In Detroit, a rustbelt city busy waving bye-bye to the auto industry, there are plans to split the burg into a collection of small urban centers separated from each other by countryside. This reverse-supersizing is already well on the way to implementation in Flint, Michigan.

I remember touring some Mayan ruins several years ago. A pyramid and a few other impressive stone structures stood restored surrounded by neatly trimmed lawn. I climbed to the top of the pyramid and peered out over the jungle. The guidebook described how the city originally spread for miles in every direction. But for reasons unknown to us, the Mayans abandoned it, giving the entwining vines the only opening they needed to take back what had been theirs.

I imagine some day archeologists will explore the area we now call “Detroit” and conclude that at one time a large, vibrant people group—future anthropologists will call them something like Factory Workers Americanus—had inhabited a vast area but apparently abandoned the land for some reason which, by then, will be lost to history.

The day after I started working on this blog, I came across another item that does not portend well for this nation. WWMT in Kalamazoo, Michigan reports, “More than 20 of the state's 83 counties have reverted deteriorating paved roads to gravel in the last few years, according to the County Road Association of Michigan.” It only costs about $10,000 per mile to grind up old pavement and replace the road surface with gravel. To repave costs $100,000 per mile. This phenomena isn’t isolated in Michigan. According to WWMT, although the trend is biggest in Michigan, it is happening in other states as well.

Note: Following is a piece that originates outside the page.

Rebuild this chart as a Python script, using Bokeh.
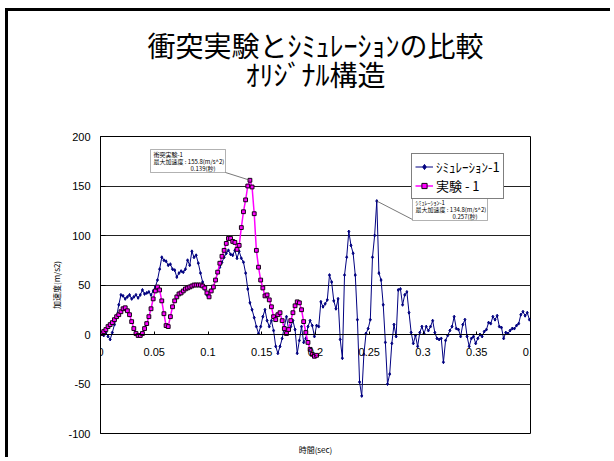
import numpy as np
from bokeh.plotting import figure
from bokeh.models import (FixedTicker, CustomJSTickFormatter, LinearAxis, Label,
                          BoxAnnotation, Range1d, ColumnDataSource, Title)
from bokeh.embed import file_html
from bokeh.resources import INLINE

# ---------------- data ----------------
TITLE1 = "衝突実験とｼﾐｭﾚｰｼｮﾝの比較"
TITLE2 = "ｵﾘｼﾞﾅﾙ構造"
X_LABEL = "時間(sec)"
Y_LABEL = "加速度(m/s2)"
SIM_NAME = "ｼﾐｭﾚｰｼｮﾝ-1"
EXP_NAME = "実験 - 1"
X_TICKS = [0, 0.05, 0.1, 0.15, 0.2, 0.25, 0.3, 0.35, 0.4]
Y_TICKS = [-100, -50, 0, 50, 100, 150, 200]

SIM_T0, SIM_DT = 0.001, 0.002
SIM_VALUES = [
    0, -1, 2, -2, -5, 2, 10, 18, 30, 40,
    39, 36, 38, 40, 36, 38, 40, 37, 40, 45,
    41, 42, 43, 40, 44, 48, 55, 66, 78, 75,
    74, 70, 71, 66, 65, 58, 62, 64, 63, 66,
    75, 70, 84, 78, 80, 72, 62, 53, 46, 40,
    39, 45, 48, 55, 63, 68, 73, 78, 82, 85,
    81, 80, 85, 77, 84, 77, 73, 62, 46, 32,
    25, 17, 8, 1, 8, 18, 25, 14, 8, 14,
    4, -12, -19, -12, -4, 8, 18, 5, 8, 14,
    5, -19, -6, 8, -8, -4, 8, 14, 9, -2,
    9, 8, 33, 28, 31, 35, 60, 53, 34, 26,
    36, -5, -24, 60, 78, 104, 90, 82, 60, 15,
    -48, -62, -20, 1, 6, 15, 78, 100, 134.8, 62,
    55, 30, -8, -50, -40, -9, 10, -2, 45, 46,
    30, 40, 43, 22, 2, -9, -1, -12, 2, 8,
    1, 8, 4, 8, 14, 2, -4, -5, -4, -28,
    -6, -1, 4, 8, 18, 6, 5, -2, 10, 15,
    -2, -12, -4, -2, -9, -4, 0, -2, 3, 5,
    12, 11, 18, 15, 19, 8, 7, -4, 2, 1,
    4, 6, 6, 9, 11, 20, 23, 19, 22, 15,
]

EXP_T0, EXP_DT = 0.001, 0.002
EXP_VALUES = [
    1, 3, 5, 8, 10, 12, 15, 18, 20, 23,
    26, 27, 24, 20, 13, 6, 1, -1, -1, 1,
    6, 11, 18, 26, 36, 44, 48, 45, 34, 21,
    9, 8, 18, 28, 34, 38, 41, 42, 44, 46,
    47, 48, 49, 50, 50, 50, 50, 49, 47, 42,
    38, 44, 48, 55, 63, 72, 79, 85, 92, 97,
    97, 94, 93, 86, 90, 108, 124, 136, 150, 155.8,
    149, 122, 85, 68, 55, 47, 39, 40, 35, 28,
    18, 15, 20, 22, 14, 6, 1, 5, 14, 22,
    29, 33, 32, 25, 13, 2, -8, -15, -20, -22,
    -21,
]

EXP_NOTE = ["衝突実験-1", "最大加速度 : 155.8(m/s^2)", "0.139(秒)"]
SIM_NOTE = ["ｼﾐｭﾚｰｼｮﾝ-1", "最大加速度 : 134.8(m/s^2)", "0.257(秒)"]

# ---------------- geometry helpers (page pixels -> data) ----------------
X0, X1, Y0, Y1 = 0.0, 0.4, -100.0, 200.0
FRAME_L, FRAME_T, FRAME_W, FRAME_H = 100, 136, 430, 297


def dx(px):
    return X0 + (px - FRAME_L) / FRAME_W * (X1 - X0)


def dy(py):
    return Y1 - (py - FRAME_T) / FRAME_H * (Y1 - Y0)


sim_t = SIM_T0 + SIM_DT * np.arange(len(SIM_VALUES))
exp_t = EXP_T0 + EXP_DT * np.arange(len(EXP_VALUES))
sim_src = ColumnDataSource(dict(t=sim_t, v=SIM_VALUES))
exp_src = ColumnDataSource(dict(t=exp_t, v=EXP_VALUES))

JP = "Noto Sans CJK JP"
LAT = "Liberation Sans"

p = figure(width=605, height=449, x_range=Range1d(X0, X1), y_range=Range1d(Y0, Y1),
           output_backend="svg", toolbar_location=None, title=None,
           min_border_left=92, min_border_right=83, min_border_top=125,
           min_border_bottom=27, background_fill_color="white",
           border_fill_color="white")
p.margin = (8, 0, 0, 5)
p.styles = {"border-top": "3px solid black", "border-left": "3px solid black"}
p.outline_line_color = "black"
p.outline_line_width = 1

num_fmt = CustomJSTickFormatter(code="return String(Math.round(tick*100)/100)")

# x axis crossing at y = 0
xa = p.xaxis[0]
xa.fixed_location = 0
xa.ticker = FixedTicker(ticks=X_TICKS)
xa.formatter = num_fmt
xa.major_tick_in = 3
xa.major_tick_out = 0
xa.minor_tick_in = 0
xa.minor_tick_out = 0
xa.axis_line_color = "black"
xa.major_label_standoff = 13
xa.major_label_text_font = LAT
xa.major_label_text_font_size = "11px"
xa.major_label_text_color = "black"

# separate axis just for the x label at the bottom
lab_axis = LinearAxis(ticker=FixedTicker(ticks=[]), axis_label=X_LABEL,
                      axis_line_color=None, major_tick_in=0, major_tick_out=0,
                      minor_tick_in=0, minor_tick_out=0, major_label_standoff=0,
                      axis_label_standoff=10, axis_label_text_font=JP,
                      axis_label_text_font_size="8px",
                      axis_label_text_font_style="normal",
                      axis_label_text_color="black")
p.add_layout(lab_axis, "below")

ya = p.yaxis[0]
ya.ticker = FixedTicker(ticks=Y_TICKS)
ya.formatter = CustomJSTickFormatter(code="return String(tick)")
ya.major_tick_in = 5
ya.major_tick_out = 0
ya.minor_tick_in = 0
ya.minor_tick_out = 0
ya.axis_line_color = "black"
ya.major_label_standoff = 10
ya.major_label_text_font = LAT
ya.major_label_text_font_size = "11px"
ya.major_label_text_color = "black"
ya.axis_label = Y_LABEL
ya.axis_label_text_font = JP
ya.axis_label_text_font_size = "8px"
ya.axis_label_text_font_style = "normal"
ya.axis_label_text_color = "black"
ya.axis_label_standoff = 3

p.xgrid.visible = False
p.ygrid.ticker = FixedTicker(ticks=Y_TICKS)
p.ygrid.grid_line_color = "#222222"
p.ygrid.grid_line_width = 1

# series
p.line("t", "v", source=sim_src, line_color="#000080", line_width=1, legend_label=SIM_NAME)
p.scatter("t", "v", source=sim_src, marker="diamond", size=3, line_color="#000080",
          fill_color="#000080", legend_label=SIM_NAME)
p.line("t", "v", source=exp_src, line_color="#FF00FF", line_width=1.5, legend_label=EXP_NAME)
p.scatter("t", "v", source=exp_src, marker="square", size=3.8, line_color="#140014",
          fill_color="#FF00FF", line_width=1, legend_label=EXP_NAME)

lg = p.legend[0]
lg.location = (311, 234)
lg.border_line_color = "black"
lg.border_line_width = 1.5
lg.background_fill_color = "white"
lg.background_fill_alpha = 1
lg.label_text_font = JP
lg.label_text_font_size = "13px"
lg.label_text_color = "black"
lg.padding = 3
lg.spacing = 0
lg.margin = 0
lg.glyph_width = 18
lg.glyph_height = 13
lg.label_height = 13
lg.label_standoff = 3

# two-line title (a trailing empty line reserves room so the block sits high)
p.add_layout(Title(text=TITLE1 + "\n" + TITLE2 + "\n", align="center",
                   vertical_align="top", standoff=23, text_font=JP,
                   text_font_size="28px", text_font_style="normal",
                   text_color="black", text_align="center", text_line_height=0.72),
             "above")

# peak call-outs
exp_i = int(np.argmax(EXP_VALUES))
sim_i = int(np.argmax(SIM_VALUES))
p.segment(x0=[dx(225), dx(412)], y0=[dy(172), dy(219)],
          x1=[exp_t[exp_i], sim_t[sim_i]], y1=[EXP_VALUES[exp_i], SIM_VALUES[sim_i]],
          line_color="#555555", line_width=0.8)

for (bl, bt, br, bb, lines, tx3) in [(150, 149, 225, 172, EXP_NOTE, 190),
                                     (412, 197, 487, 220, SIM_NOTE, 452)]:
    p.add_layout(BoxAnnotation(left=dx(bl), right=dx(br), top=dy(bt), bottom=dy(bb),
                               fill_color="white", fill_alpha=1, line_color="black",
                               line_width=1))
    for k, txt in enumerate(lines):
        px = bl + 3 if k < 2 else tx3
        p.add_layout(Label(x=dx(px), y=dy(bt + 4.5 + 7 * k), text=txt,
                           text_align="left", text_baseline="middle", text_font=JP,
                           text_font_size="6px", text_color="black"))

open("out.html", "w").write(file_html(p, INLINE))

When Charles Erwin Wilson, then GM president, was on his way to being President Eisenhower’s Secretary of Defense, he told the Senate, “…for years I thought what was good for the country was good for General Motors and vice versa." Certainly Michigan’s troubles can be directly traced to the failing auto industry. Was Wilson speaking a truth perhaps bigger than even he thought at the time?

The American automobile has been the icon of the good life in the United States for the last 60+ years. It enabled the invention of something called “suburbia” which set the stage for modern America, the America that became the leader of the free world.

But now the automotive heartland is plowing itself under and letting its roads revert to ruts. Can the rest of the nation be far behind?